### Set exercise
Do not include the pictures; repeat the rest of the data exactly.
•••
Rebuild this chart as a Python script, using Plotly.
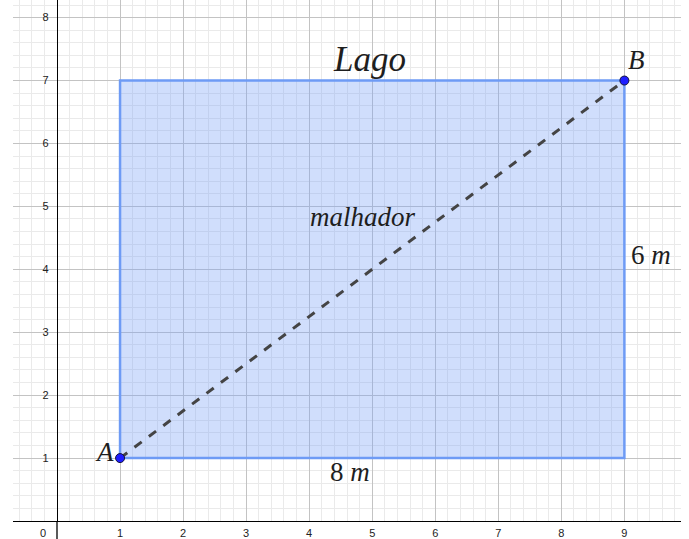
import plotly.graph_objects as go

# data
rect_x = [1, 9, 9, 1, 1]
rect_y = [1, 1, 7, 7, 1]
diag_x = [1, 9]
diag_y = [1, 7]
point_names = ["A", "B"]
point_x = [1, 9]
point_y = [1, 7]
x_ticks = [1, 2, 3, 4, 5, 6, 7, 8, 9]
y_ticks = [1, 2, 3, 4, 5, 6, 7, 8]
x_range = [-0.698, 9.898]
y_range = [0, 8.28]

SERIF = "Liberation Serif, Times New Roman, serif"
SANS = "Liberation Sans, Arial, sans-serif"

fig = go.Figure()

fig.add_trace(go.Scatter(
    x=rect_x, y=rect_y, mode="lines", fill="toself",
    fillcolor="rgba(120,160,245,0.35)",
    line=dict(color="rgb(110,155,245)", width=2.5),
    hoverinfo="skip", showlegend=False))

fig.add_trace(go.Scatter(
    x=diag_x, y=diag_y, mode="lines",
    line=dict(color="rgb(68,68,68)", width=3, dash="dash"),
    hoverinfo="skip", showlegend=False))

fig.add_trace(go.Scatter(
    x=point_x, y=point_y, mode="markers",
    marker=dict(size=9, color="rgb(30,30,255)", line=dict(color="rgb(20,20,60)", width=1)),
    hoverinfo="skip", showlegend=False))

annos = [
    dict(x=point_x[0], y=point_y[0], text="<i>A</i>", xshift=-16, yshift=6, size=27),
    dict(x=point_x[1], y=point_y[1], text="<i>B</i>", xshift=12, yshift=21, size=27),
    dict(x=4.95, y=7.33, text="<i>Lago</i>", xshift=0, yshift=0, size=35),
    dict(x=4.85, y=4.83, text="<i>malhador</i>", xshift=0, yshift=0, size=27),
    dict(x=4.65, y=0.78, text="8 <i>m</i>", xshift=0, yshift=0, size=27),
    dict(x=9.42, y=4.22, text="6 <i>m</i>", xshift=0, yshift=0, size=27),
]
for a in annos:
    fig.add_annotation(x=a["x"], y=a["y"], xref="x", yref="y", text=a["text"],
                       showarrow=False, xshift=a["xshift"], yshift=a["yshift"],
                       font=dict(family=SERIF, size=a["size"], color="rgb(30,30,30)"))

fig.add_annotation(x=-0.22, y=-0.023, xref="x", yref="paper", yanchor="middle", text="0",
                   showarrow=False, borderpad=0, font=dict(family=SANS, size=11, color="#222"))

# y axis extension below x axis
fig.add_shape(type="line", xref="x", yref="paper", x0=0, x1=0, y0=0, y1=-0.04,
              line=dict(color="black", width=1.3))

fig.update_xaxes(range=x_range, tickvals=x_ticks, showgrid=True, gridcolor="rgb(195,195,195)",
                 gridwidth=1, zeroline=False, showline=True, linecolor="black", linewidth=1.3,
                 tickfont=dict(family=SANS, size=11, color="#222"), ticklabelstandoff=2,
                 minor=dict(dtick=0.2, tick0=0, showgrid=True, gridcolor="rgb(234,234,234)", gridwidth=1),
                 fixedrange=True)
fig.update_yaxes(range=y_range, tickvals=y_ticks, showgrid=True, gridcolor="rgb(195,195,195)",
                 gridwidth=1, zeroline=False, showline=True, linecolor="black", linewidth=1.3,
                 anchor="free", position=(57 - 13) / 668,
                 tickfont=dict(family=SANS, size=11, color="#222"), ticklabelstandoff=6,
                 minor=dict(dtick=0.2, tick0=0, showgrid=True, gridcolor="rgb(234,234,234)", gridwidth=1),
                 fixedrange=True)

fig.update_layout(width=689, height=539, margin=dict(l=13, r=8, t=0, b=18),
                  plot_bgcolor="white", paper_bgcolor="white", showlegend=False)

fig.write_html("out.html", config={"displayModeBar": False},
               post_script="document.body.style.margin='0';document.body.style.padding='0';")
•••
### Final result
Rebuild this chart as a Python script, using Plotly.
import plotly.graph_objects as go

# data
rect_x = [1, 9, 9, 1, 1]
rect_y = [1, 1, 7, 7, 1]
diag_x = [1, 9]
diag_y = [1, 7]
point_names = ["A", "B"]
point_x = [1, 9]
point_y = [1, 7]
x_ticks = [1, 2, 3, 4, 5, 6, 7, 8, 9]
y_ticks = [1, 2, 3, 4, 5, 6, 7, 8]
x_range = [-0.698, 9.898]
y_range = [0, 8.28]

SERIF = "Liberation Serif, Times New Roman, serif"
SANS = "Liberation Sans, Arial, sans-serif"

fig = go.Figure()

fig.add_trace(go.Scatter(
    x=rect_x, y=rect_y, mode="lines", fill="toself",
    fillcolor="rgba(120,160,245,0.35)",
    line=dict(color="rgb(110,155,245)", width=2.5),
    hoverinfo="skip", showlegend=False))

fig.add_trace(go.Scatter(
    x=diag_x, y=diag_y, mode="lines",
    line=dict(color="rgb(68,68,68)", width=3, dash="dash"),
    hoverinfo="skip", showlegend=False))

fig.add_trace(go.Scatter(
    x=point_x, y=point_y, mode="markers",
    marker=dict(size=9, color="rgb(30,30,255)", line=dict(color="rgb(20,20,60)", width=1)),
    hoverinfo="skip", showlegend=False))

annos = [
    dict(x=point_x[0], y=point_y[0], text="<i>A</i>", xshift=-16, yshift=6, size=27),
    dict(x=point_x[1], y=point_y[1], text="<i>B</i>", xshift=12, yshift=21, size=27),
    dict(x=4.95, y=7.33, text="<i>Lago</i>", xshift=0, yshift=0, size=35),
    dict(x=4.85, y=4.83, text="<i>malhador</i>", xshift=0, yshift=0, size=27),
    dict(x=4.65, y=0.78, text="8 <i>m</i>", xshift=0, yshift=0, size=27),
    dict(x=9.42, y=4.22, text="6 <i>m</i>", xshift=0, yshift=0, size=27),
]
for a in annos:
    fig.add_annotation(x=a["x"], y=a["y"], xref="x", yref="y", text=a["text"],
                       showarrow=False, xshift=a["xshift"], yshift=a["yshift"],
                       font=dict(family=SERIF, size=a["size"], color="rgb(30,30,30)"))

fig.add_annotation(x=-0.22, y=-0.023, xref="x", yref="paper", yanchor="middle", text="0",
                   showarrow=False, borderpad=0, font=dict(family=SANS, size=11, color="#222"))

# y axis extension below x axis
fig.add_shape(type="line", xref="x", yref="paper", x0=0, x1=0, y0=0, y1=-0.04,
              line=dict(color="black", width=1.3))

fig.update_xaxes(range=x_range, tickvals=x_ticks, showgrid=True, gridcolor="rgb(195,195,195)",
                 gridwidth=1, zeroline=False, showline=True, linecolor="black", linewidth=1.3,
                 tickfont=dict(family=SANS, size=11, color="#222"), ticklabelstandoff=2,
                 minor=dict(dtick=0.2, tick0=0, showgrid=True, gridcolor="rgb(234,234,234)", gridwidth=1),
                 fixedrange=True)
fig.update_yaxes(range=y_range, tickvals=y_ticks, showgrid=True, gridcolor="rgb(195,195,195)",
                 gridwidth=1, zeroline=False, showline=True, linecolor="black", linewidth=1.3,
                 anchor="free", position=(57 - 13) / 668,
                 tickfont=dict(family=SANS, size=11, color="#222"), ticklabelstandoff=6,
                 minor=dict(dtick=0.2, tick0=0, showgrid=True, gridcolor="rgb(234,234,234)", gridwidth=1),
                 fixedrange=True)

fig.update_layout(width=689, height=539, margin=dict(l=13, r=8, t=0, b=18),
                  plot_bgcolor="white", paper_bgcolor="white", showlegend=False)

fig.write_html("out.html", config={"displayModeBar": False},
               post_script="document.body.style.margin='0';document.body.style.padding='0';")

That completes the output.